AN influential amenity group has submitted plans to the government for Highgate to be identified as one unified area under the postal code N6 –rather than being defined by the different local authorities that control it.

At present the north London enclave is split between the boroughs of Camden and Haringey, while its northern and southern edges come under Barnet and Islington.

But the Highgate Society has now proposed that the district be recognised as one neighbourhood within its geographical rather than local authority boundaries.

The Society, which has around 1,400 members, made the proposal with a view to Highgate becoming one of the communities handed greater powers over the running of their own area.

The new rights will be conferred by the Coalition’s Localism Bill, currently going through parliament.

The bill, which was unveiled in December, has been heralded a landmark shift in power from central government to communities and councils.

Under the legislation, local residents will be given new rights to buy threatened community assets such as libraries, draw up ‘neighbourhood plans’ and take over the running of council-funded services like meals on wheels.

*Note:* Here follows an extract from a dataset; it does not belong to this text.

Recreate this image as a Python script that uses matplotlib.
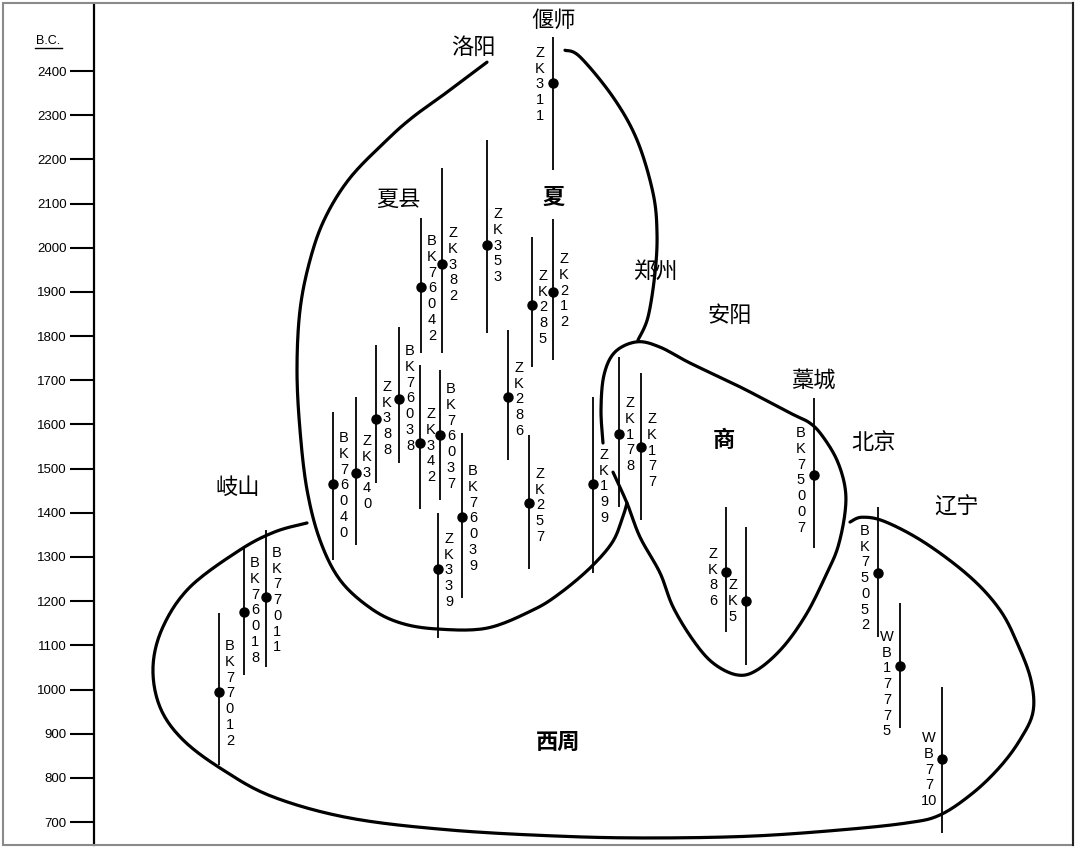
import numpy as np
import matplotlib
matplotlib.use("Agg")
import matplotlib.pyplot as plt
from matplotlib.patches import Rectangle

# ---------------- data (years B.C.) ----------------
sample_ids = ["ZK311", "ZK353", "ZK382", "BK76042", "BK76038", "ZK388", "ZK340",
              "BK76040", "ZK342", "BK76037", "BK76039", "ZK339", "ZK257", "ZK286",
              "ZK285", "ZK212", "ZK199", "ZK178", "ZK177", "BK75007", "ZK86", "ZK5",
              "BK75052", "WB17775", "WB7710", "BK77011", "BK76018", "BK77012"]
date_center = [2373, 2006, 1963, 1911, 1658, 1612, 1490, 1465, 1558, 1576, 1390, 1273,
               1422, 1662, 1870, 1900, 1465, 1578, 1549, 1486, 1266, 1200, 1264, 1053,
               843, 1209, 1176, 994]
date_upper = [2477, 2244, 2180, 2067, 1821, 1780, 1662, 1628, 1735, 1723, 1581, 1400,
              1576, 1814, 2024, 2065, 1662, 1753, 1716, 1660, 1413, 1368, 1413, 1196,
              1006, 1361, 1325, 1173]
date_lower = [2176, 1807, 1762, 1762, 1513, 1467, 1327, 1293, 1409, 1429, 1207, 1117,
              1273, 1520, 1730, 1746, 1264, 1413, 1384, 1320, 1130, 1056, 1119, 913,
              675, 1051, 1033, 829]

# horizontal placement of each sample (arbitrary site axis) and label layout
site_x = [553, 487, 442, 421, 399, 376, 356, 333, 420, 440, 462, 438, 529, 508,
          532, 553, 593, 619, 641, 814, 726, 746, 878, 900, 942, 266, 244, 219]
label_side = ["L", "R", "R", "R", "R", "R", "R", "R", "R", "R", "R", "R", "R", "R",
              "R", "R", "R", "R", "R", "L", "L", "L", "L", "L", "L", "R", "R", "R"]
label_top = [2457, 2092, 2049, 2031, 1782, 1701, 1578, 1585, 1639, 1696, 1510, 1357,
             1504, 1744, 1952, 1990, 1547, 1664, 1628, 1596, 1323, 1252, 1375, 1135,
             906, 1325, 1302, 1114]

year_ticks = [2400, 2300, 2200, 2100, 2000, 1900, 1800, 1700, 1600, 1500, 1400,
              1300, 1200, 1100, 1000, 900, 800, 700]

# place names and culture names
place_names = ["偃师", "洛阳", "夏县", "郑州", "安阳", "藁城", "北京", "辽宁", "岐山"]
place_x = [553, 473, 398, 655, 730, 813, 874, 957, 238]
place_y = [2515, 2454, 2110, 1947, 1848, 1701, 1558, 1413, 1458]
culture_names = ["夏", "商", "西周"]
culture_x = [554, 724, 558]
culture_y = [2115, 1563, 881]

# hand-drawn grouping outlines (site x, year)
xia_left_x = [487, 447, 413, 387, 350, 325, 310, 300, 297, 300, 307, 320, 340, 370,
              400, 437, 487, 533, 560, 590, 612, 622, 627]
xia_left_y = [2420, 2352, 2296, 2244, 2158, 2067, 1972, 1859, 1723, 1587, 1452, 1338,
              1248, 1185, 1151, 1137, 1139, 1180, 1218, 1275, 1332, 1385, 1422]
xia_right_x = [565, 580, 613, 637, 653, 657, 655, 648, 638]
xia_right_y = [2447, 2432, 2341, 2244, 2124, 2033, 1943, 1843, 1791]
shang_x = [603, 601, 604, 615, 637, 660, 690, 740, 790, 810, 823, 837, 845, 845, 838,
           827, 807, 783, 757, 737, 713, 693, 673, 660, 640, 627, 613]
shang_y = [1558, 1633, 1712, 1764, 1787, 1775, 1739, 1685, 1626, 1603, 1572, 1519,
           1458, 1400, 1323, 1264, 1173, 1096, 1044, 1033, 1060, 1112, 1187, 1264,
           1345, 1422, 1492]
zhou_x = [307, 275, 240, 190, 163, 153, 160, 183, 223, 273, 350, 450, 560, 650, 750,
          840, 907, 940, 973, 1000, 1020, 1033, 1031, 1018, 1000, 970, 925, 885, 862,
          850]
zhou_y = [1377, 1357, 1316, 1232, 1142, 1051, 960, 886, 818, 757, 709, 682, 668, 664,
          668, 682, 698, 716, 766, 825, 886, 949, 1021, 1101, 1180, 1255, 1332, 1380,
          1390, 1379]

# ---------------- drawing ----------------
W, H = 1080, 848
fig = plt.figure(figsize=(W / 100, H / 100), dpi=100)
ax = fig.add_axes([0, 0, 1, 1])
Y_TOP = 2400 + 71 * 2.2635
Y_BOT = 2400 - (H - 71) * 2.2635
ax.set_xlim(0, W)
ax.set_ylim(Y_BOT, Y_TOP)
ax.patch.set_alpha(0)

for s in ["top", "right", "bottom"]:
    ax.spines[s].set_visible(False)
ax.spines["left"].set_position(("data", 94))
ax.spines["left"].set_linewidth(1.6)
ax.spines["left"].set_bounds(Y_BOT + 3 * 2.2635, Y_TOP - 4 * 2.2635)
ax.set_xticks([])
ax.set_yticks(year_ticks)
ax.set_yticklabels([str(t) for t in year_ticks])
ax.tick_params(axis="y", direction="out", length=17, width=1.5, pad=2.5,
               labelsize=9.5)
for lab in ax.get_yticklabels():
    lab.set_fontfamily("Liberation Sans")

ax.text(48, 2400 + 30 * 2.2635, "B.C.", ha="center", va="center", fontsize=9,
        family="Liberation Sans")
ax.plot([35, 62], [2400 + 23 * 2.2635] * 2, color="black", lw=1)


def smooth(xs, ys, n=14):
    xs = np.asarray(xs, float)
    ys = np.asarray(ys, float)
    P = np.column_stack([xs, ys])
    P = np.vstack([P[0], P, P[-1]])
    out = []
    t = np.linspace(0, 1, n, endpoint=False)[:, None]
    for i in range(1, len(P) - 2):
        p0, p1, p2, p3 = P[i - 1], P[i], P[i + 1], P[i + 2]
        seg = 0.5 * ((2 * p1) + (-p0 + p2) * t + (2 * p0 - 5 * p1 + 4 * p2 - p3) * t ** 2
                     + (-p0 + 3 * p1 - 3 * p2 + p3) * t ** 3)
        out.append(seg)
    out.append(P[-2][None, :])
    out = np.vstack(out)
    return out[:, 0], out[:, 1]


for xs, ys in [(xia_left_x, xia_left_y), (xia_right_x, xia_right_y),
               (shang_x, shang_y), (zhou_x, zhou_y)]:
    sx, sy = smooth(xs, ys)
    ax.plot(sx, sy, color="black", lw=2.3, solid_capstyle="round",
            solid_joinstyle="round")

# sample ranges
ax.vlines(site_x, date_lower, date_upper, color="black", lw=1.3)
ax.plot(site_x, date_center, "o", color="black", ms=6.5)


def stack(label):
    chars = list(label)
    if label.endswith("10"):
        chars = chars[:-2] + ["10"]
    return "\n".join(chars)


for sid, x, side, top in zip(sample_ids, site_x, label_side, label_top):
    tx = x + 11 if side == "R" else x - 13
    ax.text(tx, top, stack(sid), ha="center", va="top", fontsize=10.5,
            family="Liberation Sans", linespacing=1.16, multialignment="center")

for name, x, y in zip(place_names, place_x, place_y):
    ax.text(x, y, name, ha="center", va="center", fontsize=16,
            family="Noto Sans CJK SC", fontweight="normal")
for name, x, y in zip(culture_names, culture_x, culture_y):
    ax.text(x, y, name, ha="center", va="center", fontsize=16,
            family="Noto Sans CJK SC", fontweight="bold")

# frame of the scanned figure
fig.patches.append(Rectangle((3 / W, 3 / H), (1073 - 3) / W, (845 - 3) / H,
                             transform=fig.transFigure, fill=False,
                             edgecolor="#8a8a8a", lw=1.5))
fig.lines.append(plt.Line2D([1073 / W, 1073 / W], [3 / H, 845 / H],
                            transform=fig.transFigure, color="#222222", lw=1.5))

fig.savefig("out.png", dpi=100)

The bill will also allow them to have more influence over the planning process and make it possible for them to propose their own developments.

Representing the Highgate Society, Maggy Meade-King put forward the suggestion to create an N6 community to the Localism Bill scrutiny committee last month. She said that the division of Highgate between different councils has made “holistic planning” for the area impossible because of the lack of communication between the boroughs.

Urging the government to lift the ban on neighbourhoods with cross local authority boundaries applying for the devolved powers, she wrote: “We suggest that a more appropriate and effective geographical area to be deemed a “neighbourhood” in urban metropolitan communities is the postal district – in our case N6.

“Postal districts were historically set up around established villages and inner suburbs and so correspond to the names people typically use to describe where they live e.g. NW5 = Kentish Town, N10 = Muswell Hill, N8 = Crouch End and so on.”

Ms Meade-King also suggested other amendments to the bill including empowering civic amenity groups to advise local people in matters such as planning.

“While many established amenity groups, such as The Highgate Society, have wide experience of the planning system, many new neighbourhood groups will comprise interested and active people who have no experience or knowledge of what will no doubt remain a complex planning system,” she said.

Ms Meade-King expressed further concerns about the bill’s proposal that communities are only able to request more development and not less.

She argued that this will give local people little power to object to unwanted large scale building projects being foisted upon them.

The Localism Bill Scrutiny Committee is set to conclude on March 10.